____ Dataset section

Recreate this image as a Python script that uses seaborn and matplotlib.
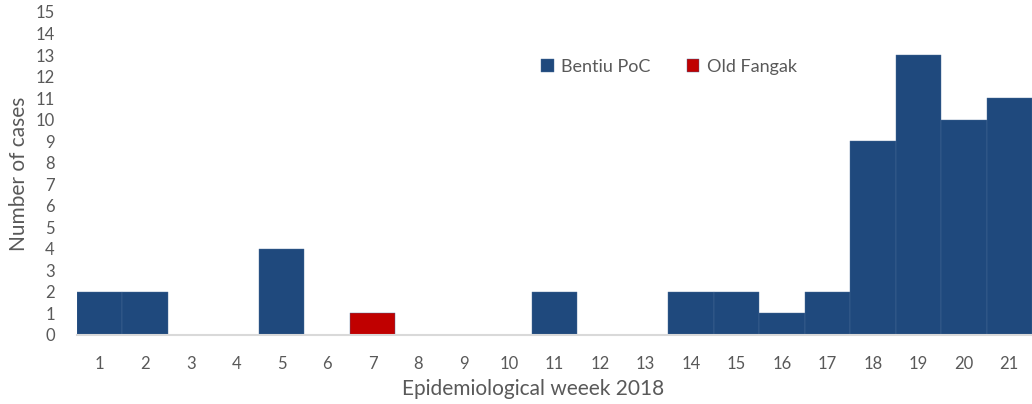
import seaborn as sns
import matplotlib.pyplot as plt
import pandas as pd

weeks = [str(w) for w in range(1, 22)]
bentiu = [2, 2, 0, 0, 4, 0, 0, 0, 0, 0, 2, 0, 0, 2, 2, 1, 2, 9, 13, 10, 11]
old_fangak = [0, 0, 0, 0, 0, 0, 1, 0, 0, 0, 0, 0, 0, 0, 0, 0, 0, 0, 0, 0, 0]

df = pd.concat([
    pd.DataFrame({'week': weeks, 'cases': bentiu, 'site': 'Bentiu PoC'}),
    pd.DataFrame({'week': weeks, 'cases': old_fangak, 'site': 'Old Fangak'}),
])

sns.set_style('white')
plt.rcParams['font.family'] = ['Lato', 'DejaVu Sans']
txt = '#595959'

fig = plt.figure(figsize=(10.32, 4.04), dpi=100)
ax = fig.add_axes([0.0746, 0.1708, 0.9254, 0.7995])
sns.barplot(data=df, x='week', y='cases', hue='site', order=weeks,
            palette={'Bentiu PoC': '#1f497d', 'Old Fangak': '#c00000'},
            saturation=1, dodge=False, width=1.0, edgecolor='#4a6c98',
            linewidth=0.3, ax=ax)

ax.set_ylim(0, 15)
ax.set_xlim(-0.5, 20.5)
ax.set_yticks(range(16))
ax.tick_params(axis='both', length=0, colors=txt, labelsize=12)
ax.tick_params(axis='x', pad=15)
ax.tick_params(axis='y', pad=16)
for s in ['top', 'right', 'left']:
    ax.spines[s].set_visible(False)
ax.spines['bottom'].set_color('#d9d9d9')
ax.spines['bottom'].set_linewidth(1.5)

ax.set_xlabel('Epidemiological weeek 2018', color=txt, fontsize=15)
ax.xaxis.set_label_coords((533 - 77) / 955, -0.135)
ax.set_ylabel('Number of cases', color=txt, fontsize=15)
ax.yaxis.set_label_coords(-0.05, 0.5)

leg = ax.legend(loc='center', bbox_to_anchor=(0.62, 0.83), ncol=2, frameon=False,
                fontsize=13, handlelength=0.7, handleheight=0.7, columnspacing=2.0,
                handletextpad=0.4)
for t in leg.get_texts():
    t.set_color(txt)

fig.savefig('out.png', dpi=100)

________

(Required task)
Set the lines above down again, word for word, from the first through the one containing "0, 0, 0, 0, 0]"; pictures excluded.

(Output below)
Recreate this image as a Python script that uses seaborn and matplotlib.
import seaborn as sns
import matplotlib.pyplot as plt
import pandas as pd

weeks = [str(w) for w in range(1, 22)]
bentiu = [2, 2, 0, 0, 4, 0, 0, 0, 0, 0, 2, 0, 0, 2, 2, 1, 2, 9, 13, 10, 11]
old_fangak = [0, 0, 0, 0, 0, 0, 1, 0, 0, 0, 0, 0, 0, 0, 0, 0, 0, 0, 0, 0, 0]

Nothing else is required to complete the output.